In short, the demand side of European procurement is in as fine a mess as anyone can remember with the UK needlessly marginalised. This is not a good platform from which to lecture industrialists on the virtues of compromise and cooperation.

Against this background, and given the commercial and ownership-related constraints they have faced, the suppliers have, by comparison, moved forward remarkably.

The Anglo-Italian relationship appears to be thriving with British Aerospace and Alenia, and GKN Westland and Agusta combining across a range of fields. The consolidation of the UK position following British Aerospace's takeover of Marconi Electronic Systems ruffled feathers but at least it stimulated further consolidation - first as DASA bought CASA and, most importantly, as Aerospatiale-Matra merged with DASA. All of this brings the European industry closer to the structure long envisaged by its leaders.

Europe is now converging upon structures which encourage cooperation in missiles, space, electronics and underwater systems. While major steps have yet to be taken, for example in combat aircraft, the jigsaw is much closer to completion than even a few months ago.
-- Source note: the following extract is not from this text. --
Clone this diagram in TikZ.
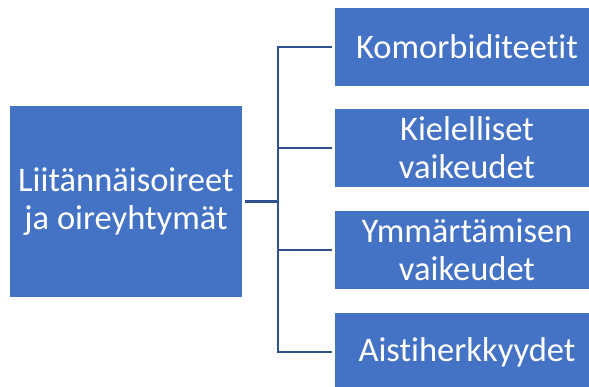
\documentclass[tikz,border=0pt]{standalone}
\usepackage{fontspec}
\setmainfont{Carlito}[Ligatures={NoCommon}]
\definecolor{boxblue}{RGB}{68,114,196}
\definecolor{linkblue}{RGB}{47,82,143}
\begin{document}
\begin{tikzpicture}[x=1pt,y=-1pt,
  box/.style={fill=boxblue, draw=none, text=white, align=center,
    font=\fontsize{34.5}{38}\selectfont, inner sep=0pt},
  link/.style={draw=linkblue, line width=2.5pt}]
\clip (0,0) rectangle (589,386);
\fill[white] (0,0) rectangle (589,386);
% root box
\node[box, minimum width=232pt, minimum height=191pt] (root) at (126,201.5)
  {Liitännäisoireet\\ja oireyhtymät};
% child boxes
\node[box, minimum width=264pt, minimum height=78pt] (c1) at (467,47) {Komorbiditeetit};
\node[box, minimum width=264pt, minimum height=78pt] (c2) at (467,148) {Kielelliset\\vaikeudet};
\node[box, minimum width=264pt, minimum height=78pt] (c3) at (467,250) {Ymmärtämisen\\vaikeudet};
\node[box, minimum width=264pt, minimum height=78pt] (c4) at (467,352) {Aistiherkkyydet};
% bracket connector
\coordinate (spine) at (278,201.5);
\draw[link] ([xshift=3pt]root.east) -- (spine);
\draw[link, line cap=rect] (spine |- c1.west) -- (spine |- c4.west);
\foreach \c in {c1,c2,c3,c4}
  \draw[link] (spine |- \c.west) -- ([xshift=-3pt]\c.west);
\end{tikzpicture}
\end{document}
So what about the 'Which Blair?' Project?

The project I have in mind is the next generation air-to-air missile for the European Fighter Aircraft on which a decision is expected around the year-end. Competing are an off-the-shelf US missile and, relatively speaking, an off-the-drawing-broad European one.

As defence secretary and subsequently at the DTI and as deputy prime minster I saw many such competitions. The parameters of this one are therefore familiar. For example, there should be little doubt that the US missile will be cheaper - the US government will have funded the development and supported the prospective sale.
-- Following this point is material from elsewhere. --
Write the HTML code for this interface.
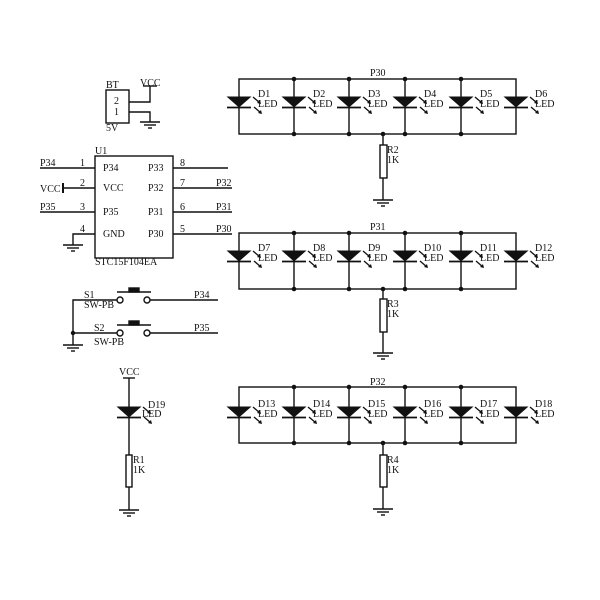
<!DOCTYPE html>
<html><head><style>
html,body{margin:0;padding:0;background:#fff;}
svg{display:block;}
text{font-family:"Liberation Serif",serif;font-size:10px;fill:#111;}
</style></head><body>
<svg width="600" height="600" viewBox="0 0 600 600" xmlns="http://www.w3.org/2000/svg">
<defs>
<g id="dio">
<polygon points="-12.5,-0.5 12.5,-0.5 0,10.5" fill="#111"/>
<line x1="-12" y1="10.5" x2="12" y2="10.5" stroke="#111" stroke-width="1.8"/>
<line x1="14" y1="0" x2="21" y2="6" stroke="#111" stroke-width="1.3"/>
<polygon points="22,7 18,6 21,3" fill="#111"/>
<line x1="15" y1="10" x2="22" y2="16" stroke="#111" stroke-width="1.3"/>
<polygon points="23,17 19,16 22,13" fill="#111"/>
</g>
<g id="gnd" stroke="#111" stroke-width="1.4">
<line x1="-10" y1="0" x2="10" y2="0"/>
<line x1="-6" y1="3" x2="6" y2="3"/>
<line x1="-2" y1="6" x2="2" y2="6"/>
</g>
</defs>
<g stroke="#111" stroke-width="1.4" fill="none">
<rect x="106" y="90" width="23" height="33"/>
<polyline points="129,102 150,102 150,86"/>
<line x1="143" y1="86" x2="157" y2="86"/>
<polyline points="129,112 150,112 150,122"/>
<rect x="95" y="156" width="78" height="102"/>
<line x1="40" y1="168" x2="95" y2="168"/>
<line x1="63" y1="188" x2="95" y2="188"/>
<line x1="63" y1="183" x2="63" y2="193" stroke-width="2"/>
<line x1="40" y1="212" x2="95" y2="212"/>
<polyline points="95,234 73,234 73,245"/>
<line x1="173" y1="168" x2="228" y2="168"/>
<line x1="173" y1="188" x2="232" y2="188"/>
<line x1="173" y1="212" x2="232" y2="212"/>
<line x1="173" y1="234" x2="232" y2="234"/>
<polyline points="117,300 73,300 73,345"/>
<line x1="73" y1="333" x2="117" y2="333"/>
<circle cx="120" cy="300" r="3"/><circle cx="147" cy="300" r="3"/>
<circle cx="120" cy="333" r="3"/><circle cx="147" cy="333" r="3"/>
<line x1="150" y1="300" x2="218" y2="300"/>
<line x1="150" y1="333" x2="218" y2="333"/>
<line x1="117" y1="292" x2="151" y2="292" stroke-width="1.6"/>
<line x1="117" y1="325" x2="151" y2="325" stroke-width="1.6"/>
<rect x="129" y="288" width="10" height="4" fill="#111"/>
<rect x="129" y="321" width="10" height="4" fill="#111"/>
<line x1="123" y1="378" x2="135" y2="378"/>
<line x1="129" y1="378" x2="129" y2="455"/>
<rect x="126" y="455" width="6" height="32"/>
<line x1="129" y1="487" x2="129" y2="510"/>
<rect x="239" y="79" width="277" height="55"/>
<rect x="239" y="233" width="277" height="56"/>
<rect x="239" y="387" width="277" height="56"/>
<line x1="294" y1="79" x2="294" y2="134"/><line x1="349" y1="79" x2="349" y2="134"/><line x1="405" y1="79" x2="405" y2="134"/><line x1="461" y1="79" x2="461" y2="134"/>
<line x1="294" y1="233" x2="294" y2="289"/><line x1="349" y1="233" x2="349" y2="289"/><line x1="405" y1="233" x2="405" y2="289"/><line x1="461" y1="233" x2="461" y2="289"/>
<line x1="294" y1="387" x2="294" y2="443"/><line x1="349" y1="387" x2="349" y2="443"/><line x1="405" y1="387" x2="405" y2="443"/><line x1="461" y1="387" x2="461" y2="443"/>
<line x1="383" y1="134" x2="383" y2="145"/><rect x="380" y="145" width="7" height="33"/><line x1="383" y1="178" x2="383" y2="200"/>
<line x1="383" y1="289" x2="383" y2="299"/><rect x="380" y="299" width="7" height="33"/><line x1="383" y1="332" x2="383" y2="353"/>
<line x1="383" y1="443" x2="383" y2="455"/><rect x="380" y="455" width="7" height="32"/><line x1="383" y1="487" x2="383" y2="509"/>
</g>
<g fill="#111">
<circle cx="73" cy="333" r="2.2"/>
<circle cx="294" cy="79" r="2.3"/><circle cx="349" cy="79" r="2.3"/><circle cx="405" cy="79" r="2.3"/><circle cx="461" cy="79" r="2.3"/>
<circle cx="294" cy="134" r="2.3"/><circle cx="349" cy="134" r="2.3"/><circle cx="383" cy="134" r="2.3"/><circle cx="405" cy="134" r="2.3"/><circle cx="461" cy="134" r="2.3"/>
<circle cx="294" cy="233" r="2.3"/><circle cx="349" cy="233" r="2.3"/><circle cx="405" cy="233" r="2.3"/><circle cx="461" cy="233" r="2.3"/>
<circle cx="294" cy="289" r="2.3"/><circle cx="349" cy="289" r="2.3"/><circle cx="383" cy="289" r="2.3"/><circle cx="405" cy="289" r="2.3"/><circle cx="461" cy="289" r="2.3"/>
<circle cx="294" cy="387" r="2.3"/><circle cx="349" cy="387" r="2.3"/><circle cx="405" cy="387" r="2.3"/><circle cx="461" cy="387" r="2.3"/>
<circle cx="294" cy="443" r="2.3"/><circle cx="349" cy="443" r="2.3"/><circle cx="383" cy="443" r="2.3"/><circle cx="405" cy="443" r="2.3"/><circle cx="461" cy="443" r="2.3"/>
</g>
<use href="#gnd" x="150" y="122"/><use href="#gnd" x="73" y="245"/><use href="#gnd" x="73" y="345"/><use href="#gnd" x="129" y="510"/>
<use href="#gnd" x="383" y="200"/><use href="#gnd" x="383" y="353"/><use href="#gnd" x="383" y="509"/>
<use href="#dio" x="129" y="407"/>
<use href="#dio" x="239" y="97"/><use href="#dio" x="294" y="97"/><use href="#dio" x="349" y="97"/><use href="#dio" x="405" y="97"/><use href="#dio" x="461" y="97"/><use href="#dio" x="516" y="97"/>
<use href="#dio" x="239" y="251"/><use href="#dio" x="294" y="251"/><use href="#dio" x="349" y="251"/><use href="#dio" x="405" y="251"/><use href="#dio" x="461" y="251"/><use href="#dio" x="516" y="251"/>
<use href="#dio" x="239" y="407"/><use href="#dio" x="294" y="407"/><use href="#dio" x="349" y="407"/><use href="#dio" x="405" y="407"/><use href="#dio" x="461" y="407"/><use href="#dio" x="516" y="407"/>
<text x="106" y="88">BT</text><text x="140" y="86">VCC</text>
<text x="114" y="104">2</text><text x="114" y="115">1</text><text x="106" y="131">5V</text>
<text x="95" y="154">U1</text>
<text x="40" y="166">P34</text><text x="80" y="166">1</text><text x="103" y="171">P34</text><text x="148" y="171">P33</text><text x="180" y="166">8</text>
<text x="40" y="192">VCC</text><text x="80" y="186">2</text><text x="103" y="191">VCC</text><text x="148" y="191">P32</text><text x="180" y="186">7</text><text x="216" y="186">P32</text>
<text x="40" y="210">P35</text><text x="80" y="210">3</text><text x="103" y="215">P35</text><text x="148" y="215">P31</text><text x="180" y="210">6</text><text x="216" y="210">P31</text>
<text x="80" y="232">4</text><text x="103" y="237">GND</text><text x="148" y="237">P30</text><text x="180" y="232">5</text><text x="216" y="232">P30</text>
<text x="95" y="265">STC15F104EA</text>
<text x="84" y="298">S1</text><text x="84" y="308">SW-PB</text><text x="194" y="298">P34</text>
<text x="94" y="331">S2</text><text x="94" y="345">SW-PB</text><text x="194" y="331">P35</text>
<text x="119" y="375">VCC</text><text x="148" y="408">D19</text><text x="142" y="417">LED</text>
<text x="133" y="463">R1</text><text x="133" y="473">1K</text>
<text x="370" y="76">P30</text><text x="370" y="230">P31</text><text x="370" y="385">P32</text>
<text x="387" y="153">R2</text><text x="387" y="163">1K</text>
<text x="387" y="307">R3</text><text x="387" y="317">1K</text>
<text x="387" y="463">R4</text><text x="387" y="473">1K</text>
<text x="258" y="97">D1</text><text x="313" y="97">D2</text><text x="368" y="97">D3</text><text x="424" y="97">D4</text><text x="480" y="97">D5</text><text x="535" y="97">D6</text>
<text x="258" y="107">LED</text><text x="313" y="107">LED</text><text x="368" y="107">LED</text><text x="424" y="107">LED</text><text x="480" y="107">LED</text><text x="535" y="107">LED</text>
<text x="258" y="251">D7</text><text x="313" y="251">D8</text><text x="368" y="251">D9</text><text x="424" y="251">D10</text><text x="480" y="251">D11</text><text x="535" y="251">D12</text>
<text x="258" y="261">LED</text><text x="313" y="261">LED</text><text x="368" y="261">LED</text><text x="424" y="261">LED</text><text x="480" y="261">LED</text><text x="535" y="261">LED</text>
<text x="258" y="407">D13</text><text x="313" y="407">D14</text><text x="368" y="407">D15</text><text x="424" y="407">D16</text><text x="480" y="407">D17</text><text x="535" y="407">D18</text>
<text x="258" y="417">LED</text><text x="313" y="417">LED</text><text x="368" y="417">LED</text><text x="424" y="417">LED</text><text x="480" y="417">LED</text><text x="535" y="417">LED</text>
</svg>
</body></html>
All kinds of offset and technology-related promises will have been made to enable even the most inept minister to present purchase from the US as a triumph of transatlanticism and of value-for-money and, in the short term, it could even appear so. However, such an outcome would be shortsighted and singularly destructive for three very simple reason.

First, the missile is a determinant of the overall performance and survivability of the European Fighter and will largely determine its competitiveness in export markets. To let a competitor determine your competitiveness is not sound strategy.
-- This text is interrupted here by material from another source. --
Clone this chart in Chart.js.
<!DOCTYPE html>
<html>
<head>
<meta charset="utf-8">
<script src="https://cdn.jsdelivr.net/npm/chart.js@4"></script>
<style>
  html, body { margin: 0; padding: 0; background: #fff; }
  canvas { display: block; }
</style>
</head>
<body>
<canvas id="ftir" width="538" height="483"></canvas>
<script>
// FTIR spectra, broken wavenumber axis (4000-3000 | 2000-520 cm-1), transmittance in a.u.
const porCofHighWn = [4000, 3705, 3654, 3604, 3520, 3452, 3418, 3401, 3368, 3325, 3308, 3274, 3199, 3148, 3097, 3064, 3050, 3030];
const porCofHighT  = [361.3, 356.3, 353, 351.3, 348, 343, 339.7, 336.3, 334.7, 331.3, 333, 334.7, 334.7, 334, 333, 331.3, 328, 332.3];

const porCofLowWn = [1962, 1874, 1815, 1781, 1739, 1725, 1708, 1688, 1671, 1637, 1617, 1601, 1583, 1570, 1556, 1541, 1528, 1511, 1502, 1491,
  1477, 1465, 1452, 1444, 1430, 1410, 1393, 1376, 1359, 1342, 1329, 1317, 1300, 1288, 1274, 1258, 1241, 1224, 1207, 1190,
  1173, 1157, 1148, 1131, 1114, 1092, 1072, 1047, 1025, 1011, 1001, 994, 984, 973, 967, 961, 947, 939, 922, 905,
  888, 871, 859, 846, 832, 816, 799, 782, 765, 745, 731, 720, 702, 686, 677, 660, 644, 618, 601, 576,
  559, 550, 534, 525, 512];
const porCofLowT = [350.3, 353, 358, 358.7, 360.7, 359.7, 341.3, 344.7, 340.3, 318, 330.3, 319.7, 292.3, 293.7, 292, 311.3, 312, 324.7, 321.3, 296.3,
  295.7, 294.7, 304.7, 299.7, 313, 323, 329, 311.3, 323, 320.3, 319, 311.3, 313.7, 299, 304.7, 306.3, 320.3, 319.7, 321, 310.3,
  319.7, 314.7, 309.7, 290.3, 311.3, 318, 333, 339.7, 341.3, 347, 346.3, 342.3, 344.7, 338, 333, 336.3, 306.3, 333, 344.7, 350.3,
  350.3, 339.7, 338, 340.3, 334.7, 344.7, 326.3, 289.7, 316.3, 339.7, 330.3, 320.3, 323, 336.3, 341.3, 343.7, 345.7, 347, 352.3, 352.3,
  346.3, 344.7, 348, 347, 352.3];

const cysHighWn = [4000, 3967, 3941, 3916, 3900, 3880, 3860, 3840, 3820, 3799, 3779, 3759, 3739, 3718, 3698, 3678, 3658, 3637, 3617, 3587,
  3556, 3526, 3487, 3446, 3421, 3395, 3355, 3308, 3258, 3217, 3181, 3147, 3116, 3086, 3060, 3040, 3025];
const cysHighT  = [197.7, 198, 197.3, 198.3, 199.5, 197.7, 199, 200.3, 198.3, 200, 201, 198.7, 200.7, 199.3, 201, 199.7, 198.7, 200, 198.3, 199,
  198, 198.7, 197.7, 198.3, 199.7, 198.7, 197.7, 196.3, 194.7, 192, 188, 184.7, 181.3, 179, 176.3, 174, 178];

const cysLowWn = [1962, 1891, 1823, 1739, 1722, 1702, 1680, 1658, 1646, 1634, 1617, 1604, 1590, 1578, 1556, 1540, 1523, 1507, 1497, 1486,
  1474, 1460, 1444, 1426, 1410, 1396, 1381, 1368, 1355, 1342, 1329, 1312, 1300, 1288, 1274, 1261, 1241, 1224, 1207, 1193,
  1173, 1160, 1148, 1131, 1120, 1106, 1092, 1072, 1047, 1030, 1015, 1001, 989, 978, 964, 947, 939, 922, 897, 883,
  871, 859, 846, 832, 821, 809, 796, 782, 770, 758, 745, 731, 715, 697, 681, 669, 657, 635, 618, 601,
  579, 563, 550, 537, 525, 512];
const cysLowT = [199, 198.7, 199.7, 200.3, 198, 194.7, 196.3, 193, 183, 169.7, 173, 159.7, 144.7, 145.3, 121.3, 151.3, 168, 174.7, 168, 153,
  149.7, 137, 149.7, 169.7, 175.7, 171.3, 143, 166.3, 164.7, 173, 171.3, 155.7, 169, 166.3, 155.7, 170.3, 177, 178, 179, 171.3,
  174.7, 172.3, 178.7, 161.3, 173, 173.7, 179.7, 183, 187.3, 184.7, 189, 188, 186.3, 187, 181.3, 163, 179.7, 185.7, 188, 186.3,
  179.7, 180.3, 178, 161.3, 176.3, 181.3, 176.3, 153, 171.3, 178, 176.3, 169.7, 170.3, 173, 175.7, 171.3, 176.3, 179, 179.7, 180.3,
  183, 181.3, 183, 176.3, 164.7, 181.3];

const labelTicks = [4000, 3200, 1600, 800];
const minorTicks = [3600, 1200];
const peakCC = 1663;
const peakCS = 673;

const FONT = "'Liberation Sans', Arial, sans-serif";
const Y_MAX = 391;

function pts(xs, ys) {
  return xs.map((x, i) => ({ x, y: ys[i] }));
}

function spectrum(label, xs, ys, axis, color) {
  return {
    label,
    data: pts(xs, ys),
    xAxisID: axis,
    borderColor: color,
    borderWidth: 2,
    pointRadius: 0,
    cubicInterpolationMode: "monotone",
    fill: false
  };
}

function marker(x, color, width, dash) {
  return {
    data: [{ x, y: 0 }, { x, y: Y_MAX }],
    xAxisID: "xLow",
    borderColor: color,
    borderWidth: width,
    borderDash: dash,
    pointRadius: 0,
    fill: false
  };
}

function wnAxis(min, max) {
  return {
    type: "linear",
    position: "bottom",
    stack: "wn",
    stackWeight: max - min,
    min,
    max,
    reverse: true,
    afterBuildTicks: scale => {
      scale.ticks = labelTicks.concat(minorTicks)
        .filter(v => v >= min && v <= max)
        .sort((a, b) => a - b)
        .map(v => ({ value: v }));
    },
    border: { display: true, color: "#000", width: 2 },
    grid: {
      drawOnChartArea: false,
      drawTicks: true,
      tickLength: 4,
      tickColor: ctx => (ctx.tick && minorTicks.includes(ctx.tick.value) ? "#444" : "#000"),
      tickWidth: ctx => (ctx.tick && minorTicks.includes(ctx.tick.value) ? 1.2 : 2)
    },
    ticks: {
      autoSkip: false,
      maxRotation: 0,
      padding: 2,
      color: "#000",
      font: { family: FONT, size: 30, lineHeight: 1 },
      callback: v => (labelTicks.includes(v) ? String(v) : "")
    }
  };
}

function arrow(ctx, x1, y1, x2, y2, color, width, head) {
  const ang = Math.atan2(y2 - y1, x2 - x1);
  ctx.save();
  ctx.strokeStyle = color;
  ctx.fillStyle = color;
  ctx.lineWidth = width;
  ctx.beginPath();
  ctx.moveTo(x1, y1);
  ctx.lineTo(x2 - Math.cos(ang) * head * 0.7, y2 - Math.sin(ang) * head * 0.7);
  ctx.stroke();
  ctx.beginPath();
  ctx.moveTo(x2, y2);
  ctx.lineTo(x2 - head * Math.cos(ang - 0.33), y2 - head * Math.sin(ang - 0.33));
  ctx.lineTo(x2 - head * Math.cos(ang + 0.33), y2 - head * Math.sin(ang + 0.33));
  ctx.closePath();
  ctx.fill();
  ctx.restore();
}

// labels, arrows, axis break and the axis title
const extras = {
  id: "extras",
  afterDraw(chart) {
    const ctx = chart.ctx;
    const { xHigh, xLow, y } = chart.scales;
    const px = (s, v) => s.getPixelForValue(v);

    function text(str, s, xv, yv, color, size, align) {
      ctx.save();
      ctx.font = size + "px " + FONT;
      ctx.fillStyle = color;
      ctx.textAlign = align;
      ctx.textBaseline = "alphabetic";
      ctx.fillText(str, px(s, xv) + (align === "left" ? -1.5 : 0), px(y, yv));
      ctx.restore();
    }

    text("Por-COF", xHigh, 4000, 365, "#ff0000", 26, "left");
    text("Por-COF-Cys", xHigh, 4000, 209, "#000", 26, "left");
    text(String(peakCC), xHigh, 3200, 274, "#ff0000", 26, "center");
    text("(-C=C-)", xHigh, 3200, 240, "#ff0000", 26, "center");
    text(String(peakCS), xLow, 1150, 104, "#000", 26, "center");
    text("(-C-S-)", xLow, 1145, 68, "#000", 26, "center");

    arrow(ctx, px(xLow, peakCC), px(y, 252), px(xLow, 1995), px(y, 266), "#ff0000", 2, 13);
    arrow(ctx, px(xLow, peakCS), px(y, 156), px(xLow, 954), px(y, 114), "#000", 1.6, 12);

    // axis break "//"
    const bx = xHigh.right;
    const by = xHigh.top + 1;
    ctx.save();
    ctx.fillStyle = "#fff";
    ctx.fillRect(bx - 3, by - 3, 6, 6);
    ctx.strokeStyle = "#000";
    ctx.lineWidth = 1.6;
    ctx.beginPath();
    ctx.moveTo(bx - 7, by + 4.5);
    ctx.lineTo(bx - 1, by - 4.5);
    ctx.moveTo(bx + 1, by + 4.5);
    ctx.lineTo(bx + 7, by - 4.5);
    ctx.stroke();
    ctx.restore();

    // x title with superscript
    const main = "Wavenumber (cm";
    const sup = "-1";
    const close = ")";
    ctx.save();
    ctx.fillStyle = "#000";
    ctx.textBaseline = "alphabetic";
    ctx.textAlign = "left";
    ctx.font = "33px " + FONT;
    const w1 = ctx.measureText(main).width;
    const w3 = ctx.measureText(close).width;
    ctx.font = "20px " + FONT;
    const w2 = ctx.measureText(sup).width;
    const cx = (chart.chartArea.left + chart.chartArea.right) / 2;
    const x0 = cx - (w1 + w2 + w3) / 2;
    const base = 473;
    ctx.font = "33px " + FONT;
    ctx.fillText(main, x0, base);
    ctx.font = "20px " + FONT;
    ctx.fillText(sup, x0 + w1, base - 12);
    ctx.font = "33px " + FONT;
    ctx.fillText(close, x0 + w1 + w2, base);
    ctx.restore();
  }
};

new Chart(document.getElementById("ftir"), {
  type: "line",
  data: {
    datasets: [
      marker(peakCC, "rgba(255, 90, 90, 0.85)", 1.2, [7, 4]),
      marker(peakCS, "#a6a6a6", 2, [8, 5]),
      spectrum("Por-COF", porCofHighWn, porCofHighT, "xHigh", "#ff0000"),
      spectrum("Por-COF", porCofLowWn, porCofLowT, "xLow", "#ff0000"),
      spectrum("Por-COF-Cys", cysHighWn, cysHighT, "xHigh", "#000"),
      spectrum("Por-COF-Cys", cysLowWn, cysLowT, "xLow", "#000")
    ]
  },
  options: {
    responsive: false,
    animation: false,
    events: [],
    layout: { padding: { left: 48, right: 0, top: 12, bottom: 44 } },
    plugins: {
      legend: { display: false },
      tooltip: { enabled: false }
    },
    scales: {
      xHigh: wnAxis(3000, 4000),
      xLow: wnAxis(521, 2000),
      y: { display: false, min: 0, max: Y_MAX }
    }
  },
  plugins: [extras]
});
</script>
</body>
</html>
Second, the quality of the technology and jobs associated with a European development must be superior to anything available from off-the-shelf.

Third, there is absolutely no point in encouraging European companies to come together and then starve them of programmes around which to coalesce.

So Prime Minister, will you stand up and be counted-in as a driving force behind European restructuring and competitiveness in this vital sector, or will you stand aside and let European capability be counted-out by giving a key order to a competitor who has never bought such an important missile system from any industry other than his own?